┌─ Raw data

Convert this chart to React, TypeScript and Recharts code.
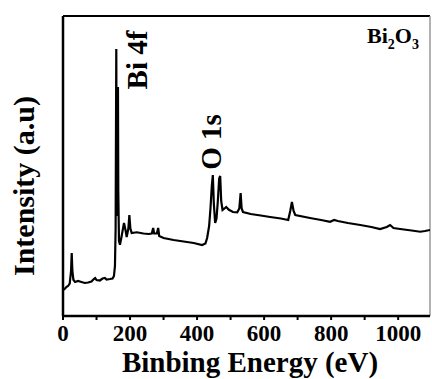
import { LineChart, Line, XAxis, YAxis, ReferenceLine } from 'recharts'

// binding energy (eV) and intensity (a.u.)
const energy = [
  0, 5, 10, 15, 20, 24, 26, 28, 31, 36, 45, 55, 65, 75, 85, 92, 96, 100, 110, 118,
  125, 130, 140, 148, 152, 155, 157, 159, 160, 161, 163, 164, 165, 167, 170, 175, 182, 187, 190, 195,
  198, 201, 205, 220, 240, 255, 265, 269, 272, 280, 284, 287, 300, 330, 360, 390, 415, 425, 430, 436,
  440, 444, 447, 450, 454, 458, 462, 466, 469, 472, 476, 482, 487, 495, 507, 520, 526, 530, 533, 537,
  560, 590, 618, 650, 672, 678, 683, 688, 693, 737, 770, 797, 809, 820, 850, 887, 920, 946, 966, 976,
  986, 1006, 1040, 1066, 1080, 1095,
]
const intensity = [
  1.04, 1.08, 1.16, 1.2, 1.3, 1.8, 2.52, 1.8, 1.45, 1.36, 1.4, 1.36, 1.32, 1.34, 1.38, 1.48, 1.52, 1.44, 1.42, 1.5,
  1.52, 1.46, 1.48, 1.5, 1.6, 2.0, 3.5, 10.68, 6.0, 4.0, 6.5, 9.16, 5.0, 3.0, 2.85, 3.2, 3.72, 3.4, 3.16, 3.5,
  4.04, 3.5, 3.32, 3.35, 3.3, 3.28, 3.3, 3.52, 3.3, 3.3, 3.52, 3.2, 3.12, 3.04, 2.98, 2.92, 2.84, 2.9, 3.12, 3.6,
  4.3, 5.2, 5.64, 4.5, 3.72, 3.9, 4.6, 5.5, 5.6, 4.6, 4.24, 4.3, 4.36, 4.25, 4.16, 4.15, 4.3, 4.92, 4.3, 4.16,
  4.08, 4.02, 3.96, 3.9, 3.84, 4.2, 4.56, 4.2, 4.04, 3.92, 3.84, 3.77, 3.84, 3.8, 3.72, 3.64, 3.56, 3.48, 3.56, 3.64,
  3.52, 3.48, 3.42, 3.37, 3.4, 3.44,
]
const xTicks = [0, 100, 200, 300, 400, 500, 600, 700, 800, 900, 1000]
const yTicks = [0, 1, 2, 3, 4, 5, 6, 7, 8, 9, 10, 11, 12]

const data = energy.map((e, i) => ({ e, v: intensity[i] }))

const font = '"Liberation Serif", "Times New Roman", serif'

export default function App() {
  return (
    <div style={{ position: 'absolute', left: 0, top: 0, width: 432, height: 379, background: '#fff' }}>
      <LineChart
        width={432}
        height={379}
        data={data}
        margin={{ top: 16, right: 2, left: 3, bottom: 33 }}
      >
        <XAxis
          dataKey="e"
          type="number"
          domain={[0, 1095]}
          allowDataOverflow
          ticks={xTicks}
          height={30}
          tickFormatter={(v: number) => (v % 200 === 0 ? String(v) : '')}
          tickSize={4}
          tickMargin={5}
          axisLine={{ stroke: '#000', strokeWidth: 2.5 }}
          tickLine={{ stroke: '#000', strokeWidth: 2 }}
          tick={{ fill: '#000', fontFamily: font, fontWeight: 700, fontSize: 23 }}
        />
        <YAxis
          type="number"
          domain={[0, 12]}
          allowDataOverflow
          ticks={yTicks}
          width={60}
          tick={false}
          tickSize={-3}
          axisLine={{ stroke: '#000', strokeWidth: 2.5 }}
          tickLine={{ stroke: '#000', strokeWidth: 1.5 }}
        />
        <ReferenceLine y={12} stroke="#000" strokeWidth={2} ifOverflow="visible" />
        <ReferenceLine x={1095} stroke="#999" strokeWidth={1.5} ifOverflow="visible" />
        <Line
          dataKey="v"
          type="linear"
          stroke="#000"
          strokeWidth={2.2}
          dot={false}
          isAnimationActive={false}
        />
      </LineChart>
      <svg
        width={432}
        height={379}
        style={{ position: 'absolute', left: 0, top: 0, pointerEvents: 'none' }}
      >
        <g fontFamily={font} fontWeight={700} fill="#000">
          <text transform="translate(34,186) rotate(-90)" textAnchor="middle" fontSize={30}>
            Intensity (a.u)
          </text>
          <text x={250} y={372} textAnchor="middle" fontSize={29}>
            Binbing Energy (eV)
          </text>
          <text transform="translate(147,60) rotate(-90)" textAnchor="middle" fontSize={29}>
            Bi 4f
          </text>
          <text transform="translate(221,142) rotate(-90)" textAnchor="middle" fontSize={29}>
            O 1s
          </text>
          <text x={367} y={43} fontSize={22}>
            Bi
            <tspan fontSize={14} dy={6}>2</tspan>
            <tspan fontSize={22} dy={-6}>O</tspan>
            <tspan fontSize={14} dy={6}>3</tspan>
          </text>
        </g>
      </svg>
    </div>
  )
}
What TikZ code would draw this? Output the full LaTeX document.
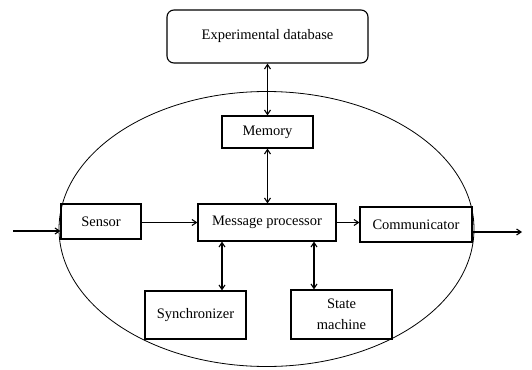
\documentclass[tikz,border=0pt]{standalone}
\usepackage{fontspec}
\setmainfont{Liberation Serif}
\usetikzlibrary{arrows.meta}
\begin{document}
\begin{tikzpicture}[x=1pt,y=-1pt,
  blk/.style={draw,line width=1.1pt,inner sep=0pt,align=center,font=\fontsize{14.5}{21}\selectfont},
  arr/.style={line width=1.1pt,-{Straight Barb[length=4.5pt,width=6pt]}},
  darr/.style={line width=1.1pt,{Straight Barb[length=4.5pt,width=6pt]}-{Straight Barb[length=4.5pt,width=6pt]}}]
\useasboundingbox (0,0) rectangle (532,369);
\draw[line width=0.8pt] (266.5,229) ellipse [x radius=207.5, y radius=137.5];
\node[blk,rounded corners=7pt,minimum width=201pt,minimum height=53pt] (db) at (267.5,36.5) {Experimental database};
\node[blk,minimum width=91pt,minimum height=32pt] (mem) at (267.5,132) {Memory};
\node[blk,minimum width=80pt,minimum height=35pt] (sensor) at (101,221.5) {Sensor};
\node[blk,minimum width=138pt,minimum height=37pt] (mp) at (267,222.5) {Message processor};
\node[blk,minimum width=112pt,minimum height=35pt] (comm) at (416,224.5) {Communicator};
\node[blk,minimum width=101pt,minimum height=48pt] (sync) at (195.5,315) {Synchronizer};
\node[blk,minimum width=101pt,minimum height=49pt] (sm) at (341.5,314.5) {State\\machine};
\coordinate (in) at (13,231);
\coordinate (out) at (522,232);
\draw[darr] (db.south) -- (mem.north);
\draw[darr] (mem.south) -- (mem.south |- mp.north);
\draw[arr] (in) -- (in -| sensor.west);
\draw[arr] (sensor.east |- mp.west) -- (mp.west);
\draw[arr] (mp.east |- comm.west) ++(0,-2) coordinate (a) (mp.east |- a) -- (comm.west |- a);
\draw[arr] (comm.east |- out) -- (out);
\draw[darr] (sync.north -| 222,0) -- (mp.south -| 222,0);
\draw[darr] (sm.north -| 314,0) -- (mp.south -| 314,0);
\end{tikzpicture}
\end{document}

└─

What to work on
The lines from the start of the entries above through the one containing "XAxis, YAxis, ReferenceLine" are to be retyped exactly, and no others. Pictures are left out.

Result of this task
Convert this chart to React, TypeScript and Recharts code.
import { LineChart, Line, XAxis, YAxis, ReferenceLine } from 'recharts'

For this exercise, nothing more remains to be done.